Notwithstanding the respondents' argument to the contrary, New York has long recognized that residential property used for housing an educational institution's faculty and staff is entitled to a tax exemption under RPTL 420-a or similar statute (see Matter of New York Univ. v Temporary State Hous. Rent Commn., 304 NY 124, 127-128 [1952]; People ex rel. Thomas S. Clarkson Mem. Coll. of Tech. v Haggett, 300 NY 595 [1949]; Matter of American Mgt. Assns. v Assessor of Town of Madison, 63 AD2d 1102, 1103 [1978], affd 47 NY2d 841 [1979]; Matter of Plattsburgh Coll. Benevolent & Educ. Assn. v Board of Assessors of Town of Peru, 43 Misc 2d 741, 747 [Sup Ct, Clinton County 1964]; Matter of Pratt Inst. v Boylan, 16 Misc 2d 58, 59-61 [Sup Ct, Kings County 1958], affd 8 AD2d 625 [1959]; [*3]People ex rel. Clarkson Mem. Coll. of Tech. v Haggett, 191 Misc 621, 627 [Sup Ct, St Lawrence County 1948], affd 274 App Div 732 [1949], affd 300 NY 595 [1949]; see also Matter of Merry-Go-Round Playhouse, Inc. v Assessor of City of Auburn, 24 NY3d at 368, citing Matter of St. Luke's Hosp. v Boyland, 12 NY2d 135, 143-144 [1962]). Here, it is undisputed that RCDS received tax exemptions for several residential properties occupied by faculty or administrators for at least 25 years, and that, by May 1, 2018, all of the townhouses on the property were occupied by full-time RCDS faculty or administrators. The respondents failed to show a meaningful distinction between the townhouses and RCDS's other tax-exempt residential properties used for housing faculty and administrators. Further, RCDS established that the townhouses were "used to attract talent that would otherwise look [elsewhere] for employment," and it "would have difficulty recruiting qualified [faculty] if it did not provide the housing, which would undermine its primary [educational] purpose" (Matter of Merry-Go-Round Playhouse, Inc. v Assessor of City of Auburn, 24 NY3d at 368-369). The respondents acknowledge that "gaining high level instructors is clearly necessary and incidental to the education of young students." Accordingly, RCDS established that its use of the property for faculty and administrator housing was "reasonably incidental to [its] primary [educational] purpose" (id. at 369; see Matter of American Mgt. Assns. v Assessor of Town of Madison, 63 AD2d at 1103; Matter of Pratt Inst. v Boylan, 16 Misc 2d at 59-61).

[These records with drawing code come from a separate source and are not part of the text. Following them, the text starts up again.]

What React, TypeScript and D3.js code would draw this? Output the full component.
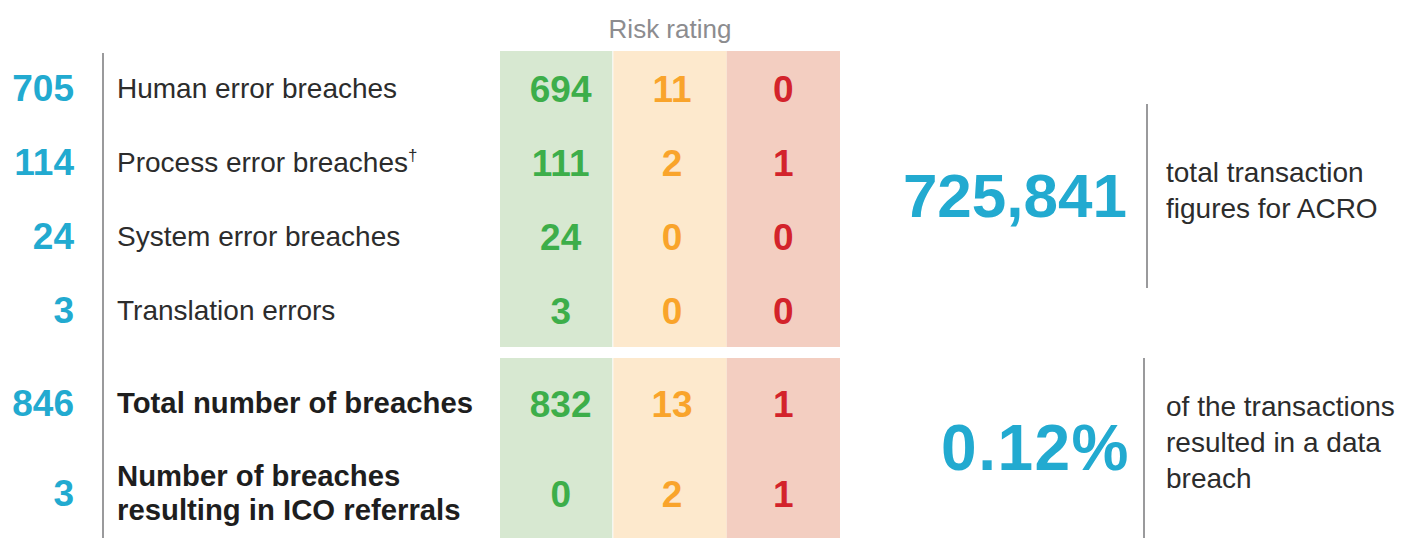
import React from "react";
import * as d3 from "d3";

const WIDTH = 1402;
const HEIGHT = 538;

// breach categories, one block per group
const breachLabels = [
  ["Human error breaches"],
  ["Process error breaches"],
  ["System error breaches"],
  ["Translation errors"],
];
const breachTotals = [705, 114, 24, 3];
const lowRisk = [694, 111, 24, 3];
const mediumRisk = [11, 2, 0, 0];
const highRisk = [0, 1, 0, 0];
const footnoted = [false, true, false, false];

const summaryLabels = [
  ["Total number of breaches"],
  ["Number of breaches", "resulting in ICO referrals"],
];
const summaryTotals = [846, 3];
const summaryLow = [832, 0];
const summaryMedium = [13, 2];
const summaryHigh = [1, 1];

const riskLevels = ["low", "medium", "high"];
const riskTitle = "Risk rating";

const transactions = 725841;
const transactionText = ["total transaction", "figures for ACRO"];
const breachRateText = ["of the transactions", "resulted in a data", "breach"];

const BLUE = "#22aad0";
const TEXT = "#2c2c2c";
const LINE = "#9a9a9c";
const BG = { low: "#d7e8d1", medium: "#fde9cd", high: "#f3cec1" };
const FG = { low: "#3dae4a", medium: "#f9a42b", high: "#d3232b" };
const FONT = "'Liberation Sans', Arial, Helvetica, sans-serif";

export default function App() {
  // columns of the risk table
  const xCol = d3.scaleBand().domain(riskLevels).range([500, 840]);
  // two row blocks
  const yTop = d3.scaleBand().domain(d3.range(breachLabels.length).map(String)).range([51, 347]);
  const yBottom = d3.scaleBand().domain(d3.range(summaryLabels.length).map(String)).range([358, 538]);

  const fmt = d3.format(",");
  const rate = summaryTotals[0] / transactions;
  const pct = d3.format(".2%")(rate);

  const block = (
    labels: string[][],
    totals: number[],
    cols: number[][],
    y: d3.ScaleBand<string>,
    bold: boolean,
    key: string
  ) => {
    const [y0, y1] = y.range();
    return (
      <g key={key}>
        {riskLevels.map((r, j) => (
          <rect
            key={r}
            x={xCol(r)}
            y={y0}
            width={xCol.bandwidth() - (j === 0 ? 1 : 0)}
            height={y1 - y0}
            fill={BG[r]}
          />
        ))}
        {labels.map((lines, i) => {
          const cy = y(String(i))! + y.bandwidth() / 2;
          return (
            <g key={i}>
              <text
                x={74}
                y={cy + 13}
                textAnchor="end"
                fontSize={37}
                fontWeight="bold"
                fill={BLUE}
              >
                {totals[i]}
              </text>
              {lines.map((ln, k) => (
                <text
                  key={k}
                  x={117}
                  y={cy + 10 + (k - (lines.length - 1) / 2) * 34}
                  fontSize={bold ? 29.3 : 28}
                  fontWeight={bold ? "bold" : "normal"}
                  fill={bold ? "#1e1e1e" : TEXT}
                >
                  {ln}
                  {!bold && footnoted[i] && (
                    <tspan fontSize={17} dy={-11}>
                      †
                    </tspan>
                  )}
                </text>
              ))}
              {riskLevels.map((r, j) => (
                <text
                  key={r}
                  x={xCol(r)! + xCol.bandwidth() / 2 + [4, 2, 0][j]}
                  y={cy + 13.5}
                  textAnchor="middle"
                  fontSize={37}
                  fontWeight="bold"
                  fill={FG[r]}
                >
                  {cols[j][i]}
                </text>
              ))}
            </g>
          );
        })}
      </g>
    );
  };

  return (
    <svg
      width={WIDTH}
      height={HEIGHT}
      style={{ position: "absolute", left: 0, top: 0 }}
      fontFamily={FONT}
    >
      <rect width={WIDTH} height={HEIGHT} fill="#fff" />
      <text x={670} y={38} textAnchor="middle" fontSize={26} fill="#8c8c8f">
        {riskTitle}
      </text>

      {block(breachLabels, breachTotals, [lowRisk, mediumRisk, highRisk], yTop, false, "top")}
      {block(summaryLabels, summaryTotals, [summaryLow, summaryMedium, summaryHigh], yBottom, true, "bottom")}

      <line x1={103} x2={103} y1={53} y2={538} stroke={LINE} strokeWidth={2} />

      {/* transaction total */}
      <text x={1127} y={217} textAnchor="end" fontSize={62} fontWeight="bold" fill={BLUE}>
        {fmt(transactions)}
      </text>
      <line x1={1147} x2={1147} y1={104} y2={288} stroke={LINE} strokeWidth={2} />
      {transactionText.map((t, i) => (
        <text key={i} x={1166} y={182 + i * 36} fontSize={28} fill={TEXT}>
          {t}
        </text>
      ))}

      {/* breach rate */}
      <text x={1130} y={470} textAnchor="end" fontSize={64} letterSpacing={1.5} fontWeight="bold" fill={BLUE}>
        {pct}
      </text>
      <line x1={1144} x2={1144} y1={358} y2={538} stroke={LINE} strokeWidth={2} />
      {breachRateText.map((t, i) => (
        <text key={i} x={1166} y={416 + i * 36} fontSize={28} fill={TEXT}>
          {t}
        </text>
      ))}
    </svg>
  );
}
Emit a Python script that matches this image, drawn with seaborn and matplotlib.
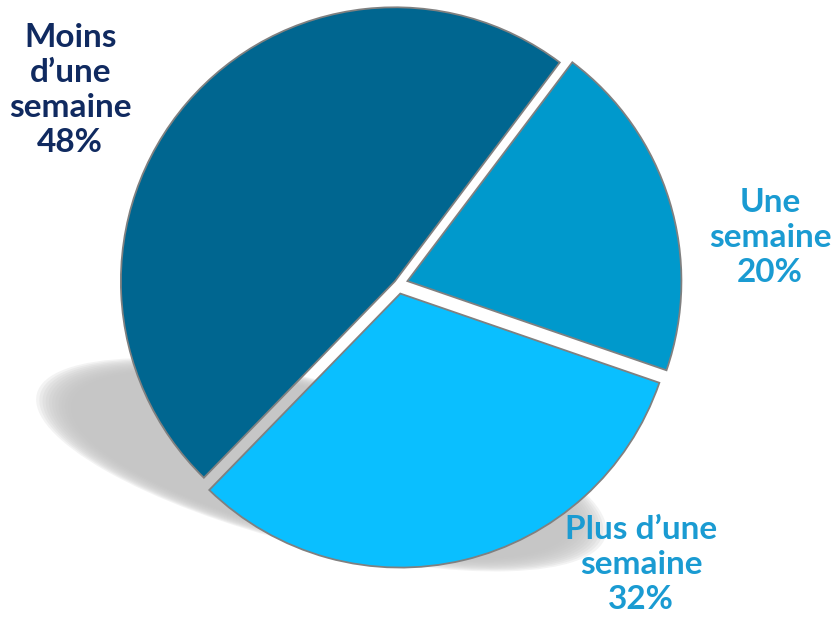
import numpy as np
import matplotlib
matplotlib.use('Agg')
import matplotlib.pyplot as plt
import seaborn as sns
from matplotlib.patches import Ellipse

sns.set_theme(style='white')
plt.rcParams['font.family'] = ['Lato', 'DejaVu Sans']

# donnees (ordre dans le sens anti-horaire)
categories = ['Moins\nd\u2019une\nsemaine', 'Plus d\u2019une\nsemaine', 'Une\nsemaine']
valeurs = [48, 32, 20]
couleurs = ['#006690', '#0ABFFF', '#0099CC']
couleurs_txt = ['#102A60', '#1A9BD2', '#1A9BD2']
explode = [0.015, 0.036, 0.036]
# position des etiquettes (rayon, angle en degres)
pos_labels = [(1.39, 149.4), (1.355, -49.1), (1.368, 7.05)]

fig = plt.figure(figsize=(8.32, 6.2), dpi=100)
ax = fig.add_axes([0, 0, 1, 1])

# ombre floue sous le camembert
for i in range(12):
    k = 1.07 - i * 0.012
    ax.add_patch(Ellipse((-0.28, -0.66), 2.0 * k, 0.56 * k, angle=-14,
                         color='#C4C4C4', alpha=0.2, lw=0, zorder=0))

wedges, _ = ax.pie(valeurs, colors=couleurs, explode=explode, startangle=53,
                   counterclock=True,
                   wedgeprops=dict(edgecolor='#808080', linewidth=1.3))
for w in wedges:
    w.set_zorder(2)

for lab, v, c, (r, a) in zip(categories, valeurs, couleurs_txt, pos_labels):
    x = r * np.cos(np.radians(a))
    y = r * np.sin(np.radians(a))
    ax.text(x, y, f'{lab}\n{v}%', ha='center', va='center', fontsize=24,
            fontweight='bold', color=c, linespacing=1.25, zorder=3)

ax.set_xlim(-1.4526, 1.584)
ax.set_ylim(-1.226, 1.036)
ax.set_aspect('equal')
ax.axis('off')

plt.savefig('out.png', dpi=100)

The respondents' remaining contentions are without merit.

Accordingly, there was no rational basis for the determination denying the application for a tax exemption pursuant to RPTL 420-a, and the Supreme Court should have granted that branch of the petition which was pursuant to CPLR article 78 (see Matter of Greentree Found. v Assessor & Bd. of Assessors of County of Nassau, 142 AD3d at 668). Iannacci, J.P., Miller, Christopher and Warhit, JJ., concur.